The following are the main components of a worker node in a Kubernetes cluster:
- Kubelet: The kubelet is an agent that runs on each worker node and communicates with the master node. It receives the Pod definition via various means (through the API server that reside on the master node control plane, as a set of ‘PodSpecs’), and runs the Pod along with the associated container(s). It also makes sure that the containers which are part of the Pods are healthy at all times.
- Container Runtime: This is the engine that used by the worker node to run and manage a container’s lifecycle, like Docker Engine’s core container runtime, and containerd (containerd is based on the Docker Engine’s core container runtime to benefit from its maturity and existing contributor).
Engineers from Google, Docker, IBM, ZTE, and ZJU have worked to implement CRI for containerd.
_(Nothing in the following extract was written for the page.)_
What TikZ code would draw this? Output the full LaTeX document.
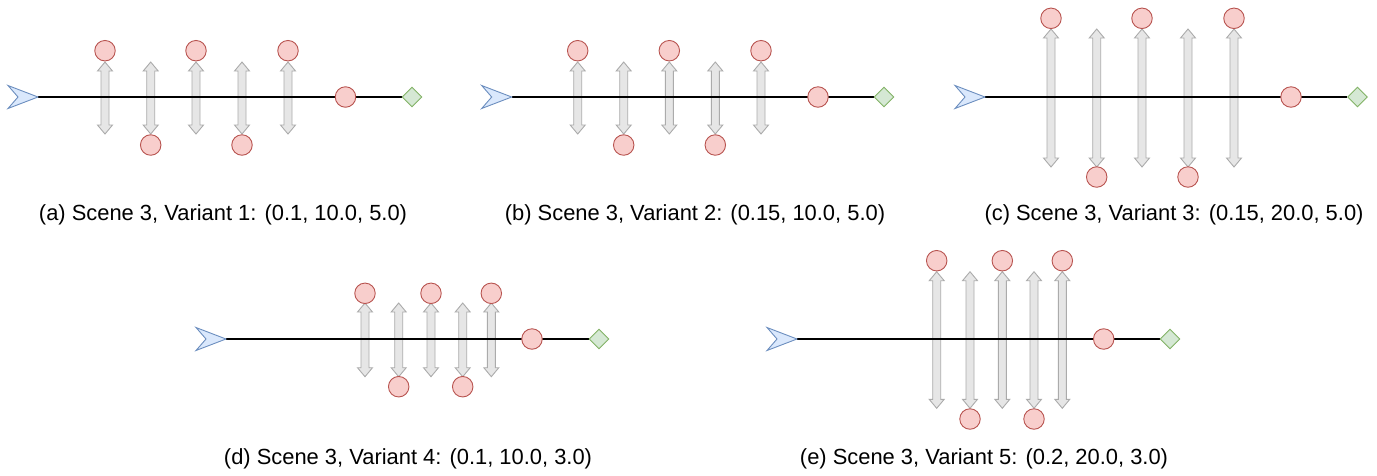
\documentclass[tikz,border=0pt]{standalone}
\usepackage{fontspec}
\setmainfont{Liberation Sans}
\usetikzlibrary{shapes.geometric}
\definecolor{redfill}{HTML}{F8CECC}
\definecolor{redline}{HTML}{B85450}
\definecolor{bluefill}{HTML}{DAE8FC}
\definecolor{blueline}{HTML}{6C8EBF}
\definecolor{greenfill}{HTML}{D5E8D4}
\definecolor{greenline}{HTML}{82B366}
\definecolor{arrfill}{HTML}{E6E6E6}
\definecolor{arrline}{HTML}{ABABAB}
\pgfdeclarelayer{bg}
\pgfdeclarelayer{mid}
\pgfsetlayers{bg,mid,main}
\tikzset{
  agent/.style={circle, draw=redline, fill=redfill, line width=0.9pt, minimum size=20.5pt, inner sep=0pt},
  goal/.style={diamond, draw=greenline, fill=greenfill, line width=0.9pt, minimum size=20pt, inner sep=0pt},
  startmk/.style={draw=blueline, fill=bluefill, line width=0.9pt, line join=miter},
  dblarrow/.style={draw=arrline, fill=arrfill, line width=0.9pt, line join=miter},
  track/.style={draw=black, line width=1.6pt},
  caption/.style={font=\fontsize{21.9}{26}\selectfont, inner sep=0pt}
}
% double arrow: x, top y, bottom y
\newcommand\dblarr[3]{%
  \begin{pgfonlayer}{bg}
  \draw[dblarrow] (#1-4,#2+9) -- (#1-7.5,#2+9) -- (#1,#2) -- (#1+7.5,#2+9) -- (#1+4,#2+9)
    -- (#1+4,#3-9) -- (#1+7.5,#3-9) -- (#1,#3) -- (#1-7.5,#3-9) -- (#1-4,#3-9) -- cycle;
  \end{pgfonlayer}}
% start marker: name, left x, centre y
\newcommand\startmark[3]{%
  \draw[startmk] (#2,#3-11.5) -- (#2+30,#3) -- (#2,#3+11.5) -- (#2+10,#3) -- cycle;
  \coordinate (#1) at (#2+30,#3);}
\begin{document}
\begin{tikzpicture}[x=1pt,y=-1pt]
\useasboundingbox (0,0) rectangle (1377,475);

% ---------- (a)
\startmark{sa}{8}{97}
\node[goal] (ga) at (412,97) {};
\node[agent] (la) at (345.5,97) {};
\node[agent] (ta1) at (105,50.7) {};
\node[agent] (ta2) at (196,50.7) {};
\node[agent] (ta3) at (288,50.7) {};
\node[agent] (ba1) at (150.7,145) {};
\node[agent] (ba2) at (242,145) {};
\begin{pgfonlayer}{mid}\draw[track] (sa) -- (ga.west);\end{pgfonlayer}
\dblarr{105}{62}{134}\dblarr{150.7}{62}{134}\dblarr{196}{62}{134}\dblarr{242}{62}{134}\dblarr{288}{62}{134}
\node[caption] (capa) at (223,214.5) {(a) Scene 3, Variant 1: (0.1, 10.0, 5.0)};

% ---------- (b)
\startmark{sb}{481.7}{97}
\node[goal] (gb) at (884,97) {};
\node[agent] (lb) at (818,97) {};
\node[agent] (tb1) at (577.7,50.7) {};
\node[agent] (tb2) at (669.3,50.7) {};
\node[agent] (tb3) at (761,50.7) {};
\node[agent] (bb1) at (623.7,145) {};
\node[agent] (bb2) at (715.3,145) {};
\begin{pgfonlayer}{mid}\draw[track] (sb) -- (gb.west);\end{pgfonlayer}
\dblarr{577.7}{62}{134}\dblarr{623.7}{62}{134}\dblarr{669.3}{62}{134}\dblarr{715.3}{62}{134}\dblarr{761}{62}{134}
\node[caption] (capb) at (695,214.5) {(b) Scene 3, Variant 2: (0.15, 10.0, 5.0)};

% ---------- (c)
\startmark{sc}{955}{97}
\node[goal] (gc) at (1357.5,97) {};
\node[agent] (lc) at (1291,97) {};
\node[agent] (tc1) at (1051,18.3) {};
\node[agent] (tc2) at (1142,18.3) {};
\node[agent] (tc3) at (1234,18.3) {};
\node[agent] (bc1) at (1096.7,177) {};
\node[agent] (bc2) at (1188,177) {};
\begin{pgfonlayer}{mid}\draw[track] (sc) -- (gc.west);\end{pgfonlayer}
\dblarr{1051}{29}{167}\dblarr{1096.7}{29}{167}\dblarr{1142}{29}{167}\dblarr{1188}{29}{167}\dblarr{1234}{29}{167}
\node[caption] (capc) at (1174,214.5) {(c) Scene 3, Variant 3: (0.15, 20.0, 5.0)};

% ---------- (d)
\startmark{sd}{196}{339}
\node[goal] (gd) at (599,339) {};
\node[agent] (ld) at (532,339) {};
\node[agent] (td1) at (365,293.3) {};
\node[agent] (td2) at (431,293.3) {};
\node[agent] (td3) at (491.3,293.3) {};
\node[agent] (bd1) at (398.7,386.7) {};
\node[agent] (bd2) at (462.7,386.7) {};
\begin{pgfonlayer}{mid}\draw[track] (sd) -- (gd.west);\end{pgfonlayer}
\dblarr{365}{303}{376.7}\dblarr{398.7}{303}{376.7}\dblarr{431}{303}{376.7}\dblarr{462.7}{303}{376.7}\dblarr{491.3}{303}{376.7}
\node[caption] (capd) at (408,458.5) {(d) Scene 3, Variant 4: (0.1, 10.0, 3.0)};

% ---------- (e)
\startmark{se}{767}{339}
\node[goal] (ge) at (1170,339) {};
\node[agent] (le) at (1103.7,339) {};
\node[agent] (te1) at (936.7,260.7) {};
\node[agent] (te2) at (1002.3,260.7) {};
\node[agent] (te3) at (1062.3,260.7) {};
\node[agent] (be1) at (970,419) {};
\node[agent] (be2) at (1034,419) {};
\begin{pgfonlayer}{mid}\draw[track] (se) -- (ge.west);\end{pgfonlayer}
\dblarr{936.7}{271.7}{408.3}\dblarr{970}{271.7}{408.3}\dblarr{1002.3}{271.7}{408.3}\dblarr{1034}{271.7}{408.3}\dblarr{1062.3}{271.7}{408.3}
\node[caption] (cape) at (984,458.5) {(e) Scene 3, Variant 5: (0.2, 20.0, 3.0)};
\end{tikzpicture}
\end{document}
The project is called cri-containerd. With cri-containerd, users can run Kubernetes clusters using containerd as the underlying runtime without Docker installed. cri-containerd eliminates an extra hop in the stack, making the stack more stable and efficient. With the use of Container Runtime Interface (CRI), Kubernetes kubelet can connect to any container runtime with CRI, that can be used by Kubernetes to manage Pods, containers etc. as illustrated below
- kube-proxy: In a high level, kube-proxy is the gateway of worker node to interact with the external networks and nodes as well as it enables Kubernetes to achieve service abstraction by creating and maintaining network rules on the host and performing connection forwarding, which ultimately will enable the communication to directed to the service abstraction (logical construct called a Service) rather than connecting directly to the Pod to access an application. In very high level a service groups Pods based on pre-defined certain, and when a connections come to the service, it can load balances to it across these Pods. kube-proxy keep listens to the API server to maintain its state about any new service-endpoint addition or deletion of existing one. Services and connectivity details will be discussed in more details in a separate part of this blog series.
- Pod: A Pod is an Atomic deployment and execution in Kubernetes architecture, Pod is tightly coupled to the worker node, and technically a Pod in worker can run one or more containers (is it recommended to run more than a container in a Pod? this is going to be discussed in the next part of the blog series). Kubernetes in fact, interact and control Pods rather containers, in other words, with Kubernetes you cannot run container without a Pod (Pod is like a sandbox that reserve some resources for one or more containers). A Pod in Kubernetes described as “Atomic” because: first container deployment in a Pod is either “All or nothing, so either all the containers in Pod are running or none. The second aspect, is that like VM in virtualized environment, a Pod can only be run on a single node at a given time, even if a Pod is hosting multiple containers.
The main advantage of this Kubernetes architecture is, the declarative operational model, where the system admin defines the ‘intent’ (describe what ‘not how’ the cluster should be > desired targeted state), and load it to the control plane Master node (apiserver) using manifest file(s), without including the specific CLIs or how each Pod should be deployed such provisioning or update. And then, the Master node, will deploy it, as well as, will constantly keep checking the actual current state of the cluster is matching the defined desired state, if not, it will make sure to fix it. What to fix and how, these aspects will be discussed in the subsequent blogs.